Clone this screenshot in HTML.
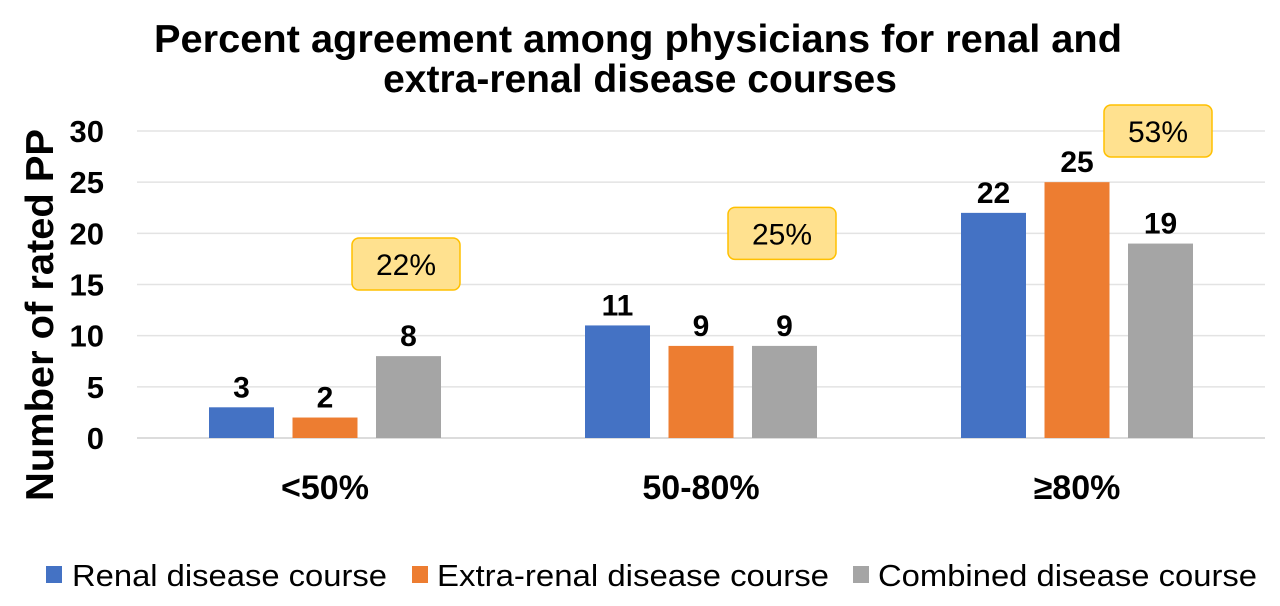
<!DOCTYPE html>
<html><head><meta charset="utf-8"><style>
html,body{margin:0;padding:0;background:#fff;}
svg{display:block;font-family:"Liberation Sans",Arial,sans-serif;}
</style></head><body>
<svg id="chart" width="1280" height="606" viewBox="0 0 1280 606">
<text x="638" y="52" text-anchor="middle" font-size="39" font-weight="bold" textLength="968" lengthAdjust="spacingAndGlyphs">Percent agreement among physicians for renal and</text>
<text x="640" y="92" text-anchor="middle" font-size="39" font-weight="bold">extra-renal disease courses</text>
<text transform="translate(53,315) rotate(-90)" text-anchor="middle" font-size="39" font-weight="bold" textLength="372" lengthAdjust="spacingAndGlyphs">Number of rated PP</text>
<g id="grid"></g><g id="bars"></g><g id="labels"></g><g id="callouts"></g>
<g>
<rect x="46" y="566" width="16" height="17" fill="#4472C4"/>
<text x="72" y="586" font-size="31" textLength="315" lengthAdjust="spacingAndGlyphs">Renal disease course</text>
<rect x="412" y="566" width="16" height="17" fill="#ED7D31"/>
<text x="437" y="586" font-size="31" textLength="392" lengthAdjust="spacingAndGlyphs">Extra-renal disease course</text>
<rect x="853" y="566" width="16" height="17" fill="#A5A5A5"/>
<text x="878" y="586" font-size="31" textLength="379" lengthAdjust="spacingAndGlyphs">Combined disease course</text>
</g>
</svg>
<script>
const categories=["<50%","50-80%","≥80%"];
const renal=[3,11,22];
const extraRenal=[2,9,25];
const combined=[8,9,19];
const percentLabels=["22%","25%","53%"];
const percentLevels=[17,20,30];
const yTicks=[0,5,10,15,20,25,30];
const series=[{v:renal,c:"#4472C4",n:"renal"},{v:extraRenal,c:"#ED7D31",n:"extra-renal"},{v:combined,c:"#A5A5A5",n:"combined"}];
const NS="http://www.w3.org/2000/svg";
const y=v=>438-v*(307/30);
const x0=137,catW=376;
const cx=i=>x0+catW*(i+0.5);
function mk(t,a,p){const e=document.createElementNS(NS,t);for(const k in a)e.setAttribute(k,a[k]);p.appendChild(e);return e;}
const grid=document.getElementById('grid'),bars=document.getElementById('bars'),labels=document.getElementById('labels'),call=document.getElementById('callouts');
yTicks.forEach(t=>{
 const l=mk('line',{x1:x0,x2:1265,y1:y(t),y2:y(t),stroke:t===0?'#d0d0d0':'#e3e3e3','stroke-width':1.5},grid);
 
 
 const tx=mk('text',{x:104,y:y(t)+11,'text-anchor':'end','font-size':31,'font-weight':'bold'},grid);
 tx.textContent=t;
 
 
});
categories.forEach((c,i)=>{
 series.forEach((s,j)=>{
  const bx=cx(i)+(j-1)*83.5-32.5,v=s.v[i];
  const r=mk('rect',{x:bx,y:y(v),width:65,height:y(0)-y(v),fill:s.c},bars);
  
  
  const t=mk('text',{x:bx+32.5,y:y(v)-10,'text-anchor':'middle','font-size':30,'font-weight':'bold'},labels);
  t.textContent=v;
  
  
 });
 const ct=mk('text',{x:cx(i),y:499,'text-anchor':'middle','font-size':34,'font-weight':'bold'},labels);
 ct.textContent=c;
 
 
 const by=y(percentLevels[i]),bxc=cx(i)+81;
 const b=mk('rect',{x:bxc-54,y:by-26,width:108,height:52,rx:7,fill:'#FFE18F',stroke:'#FFC000','stroke-width':1.5},call);
 
 
 const bt=mk('text',{x:bxc,y:by+11,'text-anchor':'middle','font-size':30},call);
 bt.textContent=percentLabels[i];
 
 
});
</script>
</body></html>
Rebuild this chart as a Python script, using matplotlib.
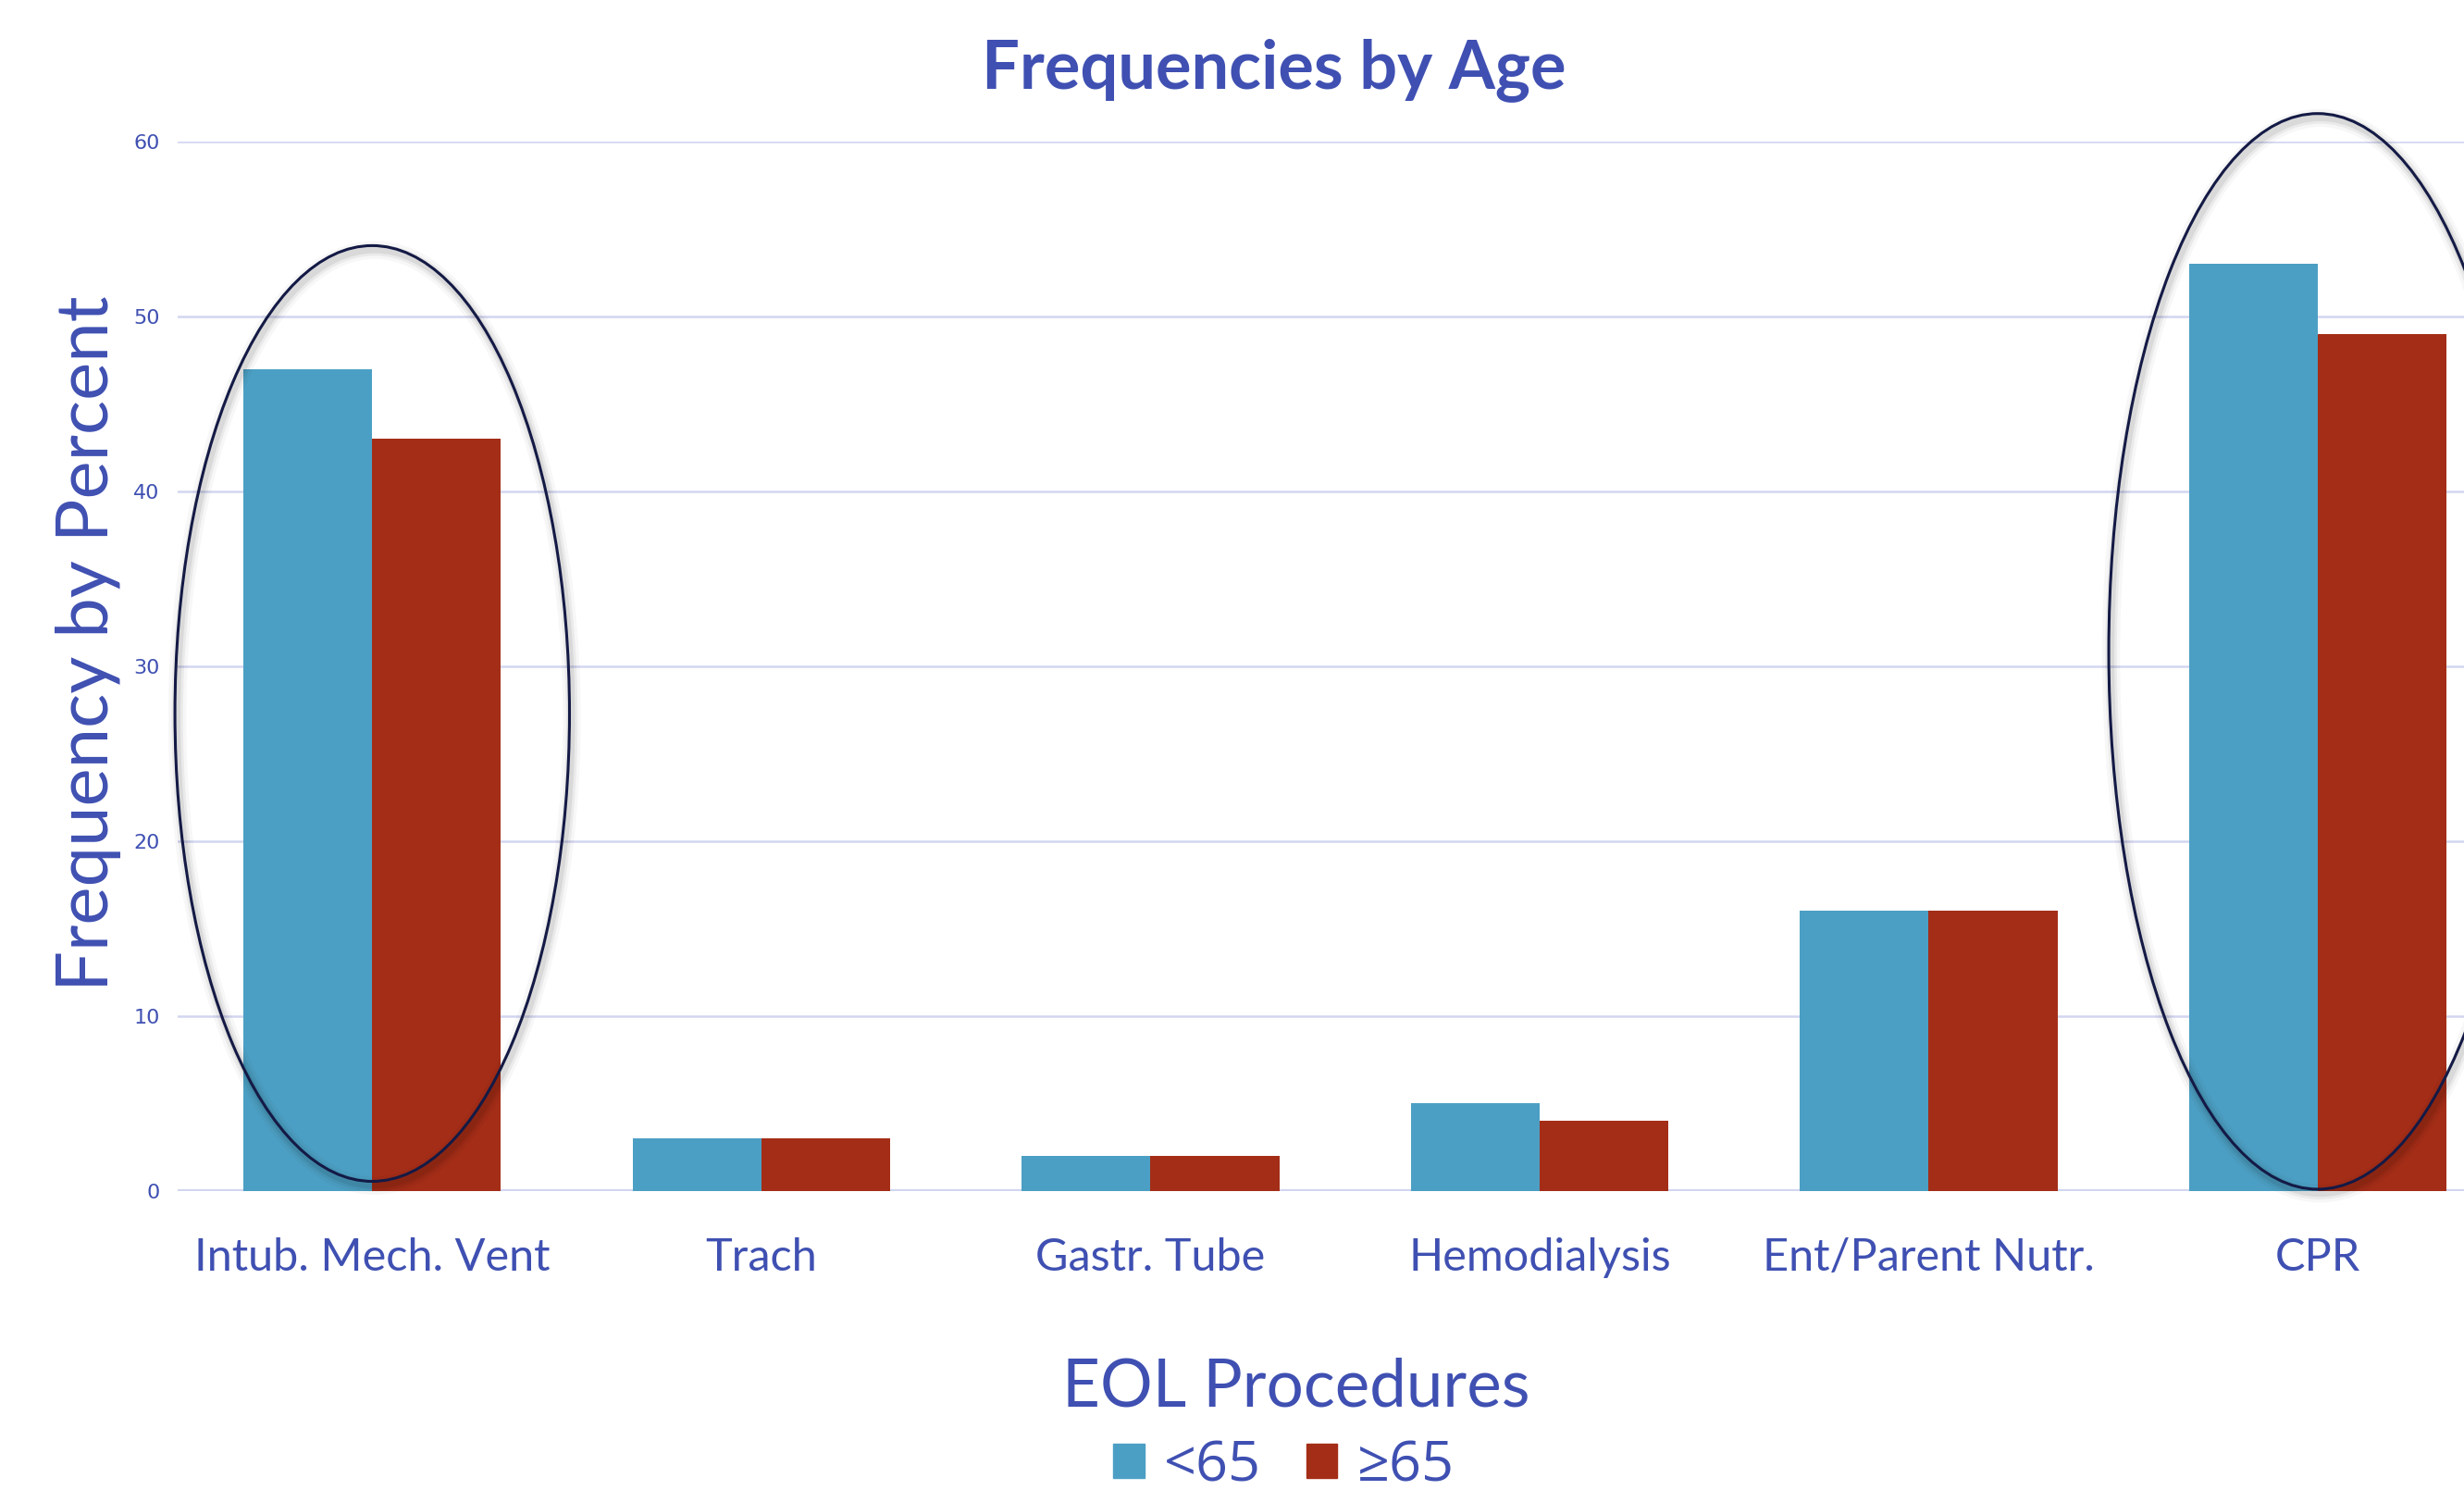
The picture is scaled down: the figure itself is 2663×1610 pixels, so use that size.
import matplotlib
matplotlib.use("Agg")
import matplotlib.pyplot as plt
from matplotlib.patches import Ellipse, Patch
import numpy as np

plt.rcParams['font.family'] = ['Lato', 'DejaVu Sans']

# data
categories = ["Intub. Mech. Vent", "Trach", "Gastr. Tube",
              "Hemodialysis", "Ent/Parent Nutr.", "CPR"]
under_65 = [47, 3, 2, 5, 16, 53]
over_65 = [43, 3, 2, 4, 16, 49]
series_labels = ["<65", "\u226565"]
y_ticks = [0, 10, 20, 30, 40, 50, 60]

TEXT = "#3F50B2"
BLUE = "#4C9FC4"
RED = "#A42D17"
GRID = "#D3D6F0"
RING = "#141a45"

fig = plt.figure(figsize=(26.63, 16.10), dpi=100)
ax = fig.add_axes([0.0721, 0.2007, 0.9279, 0.7043])

x = np.arange(len(categories))
w = 0.331
ax.bar(x - w / 2, under_65, width=w, color=BLUE, zorder=2)
ax.bar(x + w / 2, over_65, width=w, color=RED, zorder=2)

ax.set_xlim(-0.5, 5.376)
ax.set_ylim(0, 60)
ax.set_yticks(y_ticks)
ax.yaxis.grid(True, color=GRID, linewidth=1.8, zorder=0)
ax.set_axisbelow(True)
for s in ax.spines.values():
    s.set_visible(False)
ax.axhline(0, color=GRID, linewidth=3, zorder=1)
ax.tick_params(axis='both', length=0)
ax.tick_params(axis='y', pad=14)
for lab in ax.get_yticklabels():
    lab.set_family('DejaVu Sans')
    lab.set_fontsize(16)
    lab.set_color(TEXT)

ax.set_xticks(x)
ax.set_xticklabels(categories, fontsize=35, color=TEXT)
ax.tick_params(axis='x', pad=36)

# highlight rings around the first and last groups
rings = [(0, 27.3, 1.014, 53.5), (5, 30.85, 1.074, 61.5)]
for cx, cy, ew, eh in rings:
    for lw, a in [(14, 0.03), (9, 0.05), (5, 0.07)]:
        ax.add_patch(Ellipse((cx + 0.006, cy - 0.25), ew, eh, fill=False,
                             edgecolor='black', linewidth=lw, alpha=a,
                             zorder=3, clip_on=False))
    ax.add_patch(Ellipse((cx, cy), ew, eh, fill=False, edgecolor=RING,
                         linewidth=2.2, zorder=4, clip_on=False))

fig.text(0.517, 0.953, "Frequencies by Age", fontsize=52, fontweight='bold',
         color=TEXT, ha='center', va='center')
fig.text(0.036, 0.568, "Frequency by Percent", fontsize=56, color=TEXT,
         rotation=90, ha='center', va='center')
fig.text(0.526, 0.069, "EOL Procedures", fontsize=51, color=TEXT,
         ha='center', va='center')

handles = [Patch(color=BLUE), Patch(color=RED)]
leg = fig.legend(handles, series_labels, loc='center', ncol=2,
                 bbox_to_anchor=(0.521, 0.016), frameon=False, fontsize=44,
                 handlelength=0.55, handleheight=0.55, handletextpad=0.35,
                 columnspacing=0.8)
for t in leg.get_texts():
    t.set_color(TEXT)
    t.set_family(['Open Sans', 'DejaVu Sans'])

fig.savefig("out.png", dpi=100, facecolor='white')
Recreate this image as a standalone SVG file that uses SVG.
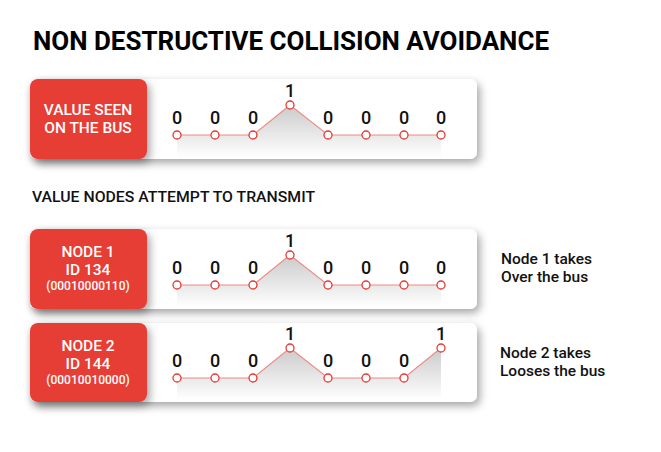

§ **WRITTEN REQUEST**:
Using the data above, repeat exactly the lines that begin at the line with "The picture is" and end at the line with "import numpy as np", both ends included.

§ **RESULT OF THE TASK**:
The picture is scaled down: the figure itself is 2663×1610 pixels, so use that size.
import matplotlib
matplotlib.use("Agg")
import matplotlib.pyplot as plt
from matplotlib.patches import Ellipse, Patch
import numpy as np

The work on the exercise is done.